-- WHAT NEEDS TO BE DONE --
Output the lines that follow exactly as they are.

-- SOURCE DATA --

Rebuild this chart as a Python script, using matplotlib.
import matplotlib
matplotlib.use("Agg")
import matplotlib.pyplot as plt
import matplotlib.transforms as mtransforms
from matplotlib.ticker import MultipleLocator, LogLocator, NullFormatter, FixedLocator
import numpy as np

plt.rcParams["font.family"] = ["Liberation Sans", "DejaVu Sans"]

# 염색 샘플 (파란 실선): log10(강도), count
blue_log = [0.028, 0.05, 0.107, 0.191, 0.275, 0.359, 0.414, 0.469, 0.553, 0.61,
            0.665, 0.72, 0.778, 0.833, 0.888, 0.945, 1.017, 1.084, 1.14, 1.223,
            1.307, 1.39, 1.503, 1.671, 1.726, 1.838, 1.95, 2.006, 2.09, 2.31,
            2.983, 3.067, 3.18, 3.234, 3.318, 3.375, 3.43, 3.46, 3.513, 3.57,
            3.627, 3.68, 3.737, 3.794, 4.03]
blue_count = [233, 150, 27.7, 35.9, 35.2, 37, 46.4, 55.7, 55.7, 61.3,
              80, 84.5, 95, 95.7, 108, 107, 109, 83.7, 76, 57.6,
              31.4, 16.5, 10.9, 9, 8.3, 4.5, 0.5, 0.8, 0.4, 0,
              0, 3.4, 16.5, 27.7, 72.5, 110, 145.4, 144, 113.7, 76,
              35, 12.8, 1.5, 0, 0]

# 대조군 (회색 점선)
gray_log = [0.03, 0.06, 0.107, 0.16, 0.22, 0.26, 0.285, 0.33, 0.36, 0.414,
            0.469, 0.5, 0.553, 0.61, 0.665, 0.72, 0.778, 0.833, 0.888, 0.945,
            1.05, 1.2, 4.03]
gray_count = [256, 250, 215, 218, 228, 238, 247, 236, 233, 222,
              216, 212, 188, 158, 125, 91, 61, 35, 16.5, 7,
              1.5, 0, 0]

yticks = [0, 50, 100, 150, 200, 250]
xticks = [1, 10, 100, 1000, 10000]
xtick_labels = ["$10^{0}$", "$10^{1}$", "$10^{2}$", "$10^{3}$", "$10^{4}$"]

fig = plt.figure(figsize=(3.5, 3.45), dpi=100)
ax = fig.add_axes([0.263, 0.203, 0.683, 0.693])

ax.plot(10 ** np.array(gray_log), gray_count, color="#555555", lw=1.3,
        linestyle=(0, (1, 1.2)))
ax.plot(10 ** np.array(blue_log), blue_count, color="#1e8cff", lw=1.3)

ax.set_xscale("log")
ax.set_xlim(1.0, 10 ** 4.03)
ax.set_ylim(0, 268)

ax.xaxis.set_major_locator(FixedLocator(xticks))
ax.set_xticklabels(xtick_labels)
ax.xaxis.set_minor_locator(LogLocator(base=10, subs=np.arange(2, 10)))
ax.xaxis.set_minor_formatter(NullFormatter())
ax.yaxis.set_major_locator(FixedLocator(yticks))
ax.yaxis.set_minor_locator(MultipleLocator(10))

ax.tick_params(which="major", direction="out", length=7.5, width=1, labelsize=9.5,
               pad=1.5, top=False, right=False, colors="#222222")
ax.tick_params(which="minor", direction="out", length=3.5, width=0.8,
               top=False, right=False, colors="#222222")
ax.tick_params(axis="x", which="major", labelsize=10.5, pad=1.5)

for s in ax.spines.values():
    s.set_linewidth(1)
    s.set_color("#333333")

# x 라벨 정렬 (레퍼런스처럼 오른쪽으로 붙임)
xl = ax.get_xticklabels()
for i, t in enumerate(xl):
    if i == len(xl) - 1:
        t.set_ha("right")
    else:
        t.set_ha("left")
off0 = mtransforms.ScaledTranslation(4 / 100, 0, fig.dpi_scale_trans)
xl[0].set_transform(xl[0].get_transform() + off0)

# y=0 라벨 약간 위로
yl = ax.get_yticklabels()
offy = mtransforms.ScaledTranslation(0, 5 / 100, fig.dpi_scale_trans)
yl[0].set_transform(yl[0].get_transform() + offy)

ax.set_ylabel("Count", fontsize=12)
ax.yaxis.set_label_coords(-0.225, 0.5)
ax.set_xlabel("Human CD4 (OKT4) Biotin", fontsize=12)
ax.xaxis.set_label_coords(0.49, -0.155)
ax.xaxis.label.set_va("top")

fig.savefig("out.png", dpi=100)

-- ANSWER BELOW --
Rebuild this chart as a Python script, using matplotlib.
import matplotlib
matplotlib.use("Agg")
import matplotlib.pyplot as plt
import matplotlib.transforms as mtransforms
from matplotlib.ticker import MultipleLocator, LogLocator, NullFormatter, FixedLocator
import numpy as np

plt.rcParams["font.family"] = ["Liberation Sans", "DejaVu Sans"]

# 염색 샘플 (파란 실선): log10(강도), count
blue_log = [0.028, 0.05, 0.107, 0.191, 0.275, 0.359, 0.414, 0.469, 0.553, 0.61,
            0.665, 0.72, 0.778, 0.833, 0.888, 0.945, 1.017, 1.084, 1.14, 1.223,
            1.307, 1.39, 1.503, 1.671, 1.726, 1.838, 1.95, 2.006, 2.09, 2.31,
            2.983, 3.067, 3.18, 3.234, 3.318, 3.375, 3.43, 3.46, 3.513, 3.57,
            3.627, 3.68, 3.737, 3.794, 4.03]
blue_count = [233, 150, 27.7, 35.9, 35.2, 37, 46.4, 55.7, 55.7, 61.3,
              80, 84.5, 95, 95.7, 108, 107, 109, 83.7, 76, 57.6,
              31.4, 16.5, 10.9, 9, 8.3, 4.5, 0.5, 0.8, 0.4, 0,
              0, 3.4, 16.5, 27.7, 72.5, 110, 145.4, 144, 113.7, 76,
              35, 12.8, 1.5, 0, 0]

# 대조군 (회색 점선)
gray_log = [0.03, 0.06, 0.107, 0.16, 0.22, 0.26, 0.285, 0.33, 0.36, 0.414,
            0.469, 0.5, 0.553, 0.61, 0.665, 0.72, 0.778, 0.833, 0.888, 0.945,
            1.05, 1.2, 4.03]
gray_count = [256, 250, 215, 218, 228, 238, 247, 236, 233, 222,
              216, 212, 188, 158, 125, 91, 61, 35, 16.5, 7,
              1.5, 0, 0]

yticks = [0, 50, 100, 150, 200, 250]
xticks = [1, 10, 100, 1000, 10000]
xtick_labels = ["$10^{0}$", "$10^{1}$", "$10^{2}$", "$10^{3}$", "$10^{4}$"]

fig = plt.figure(figsize=(3.5, 3.45), dpi=100)
ax = fig.add_axes([0.263, 0.203, 0.683, 0.693])

ax.plot(10 ** np.array(gray_log), gray_count, color="#555555", lw=1.3,
        linestyle=(0, (1, 1.2)))
ax.plot(10 ** np.array(blue_log), blue_count, color="#1e8cff", lw=1.3)

ax.set_xscale("log")
ax.set_xlim(1.0, 10 ** 4.03)
ax.set_ylim(0, 268)

ax.xaxis.set_major_locator(FixedLocator(xticks))
ax.set_xticklabels(xtick_labels)
ax.xaxis.set_minor_locator(LogLocator(base=10, subs=np.arange(2, 10)))
ax.xaxis.set_minor_formatter(NullFormatter())
ax.yaxis.set_major_locator(FixedLocator(yticks))
ax.yaxis.set_minor_locator(MultipleLocator(10))

ax.tick_params(which="major", direction="out", length=7.5, width=1, labelsize=9.5,
               pad=1.5, top=False, right=False, colors="#222222")
ax.tick_params(which="minor", direction="out", length=3.5, width=0.8,
               top=False, right=False, colors="#222222")
ax.tick_params(axis="x", which="major", labelsize=10.5, pad=1.5)

for s in ax.spines.values():
    s.set_linewidth(1)
    s.set_color("#333333")

# x 라벨 정렬 (레퍼런스처럼 오른쪽으로 붙임)
xl = ax.get_xticklabels()
for i, t in enumerate(xl):
    if i == len(xl) - 1:
        t.set_ha("right")
    else:
        t.set_ha("left")
off0 = mtransforms.ScaledTranslation(4 / 100, 0, fig.dpi_scale_trans)
xl[0].set_transform(xl[0].get_transform() + off0)

# y=0 라벨 약간 위로
yl = ax.get_yticklabels()
offy = mtransforms.ScaledTranslation(0, 5 / 100, fig.dpi_scale_trans)
yl[0].set_transform(yl[0].get_transform() + offy)

ax.set_ylabel("Count", fontsize=12)
ax.yaxis.set_label_coords(-0.225, 0.5)
ax.set_xlabel("Human CD4 (OKT4) Biotin", fontsize=12)
ax.xaxis.set_label_coords(0.49, -0.155)
ax.xaxis.label.set_va("top")

fig.savefig("out.png", dpi=100)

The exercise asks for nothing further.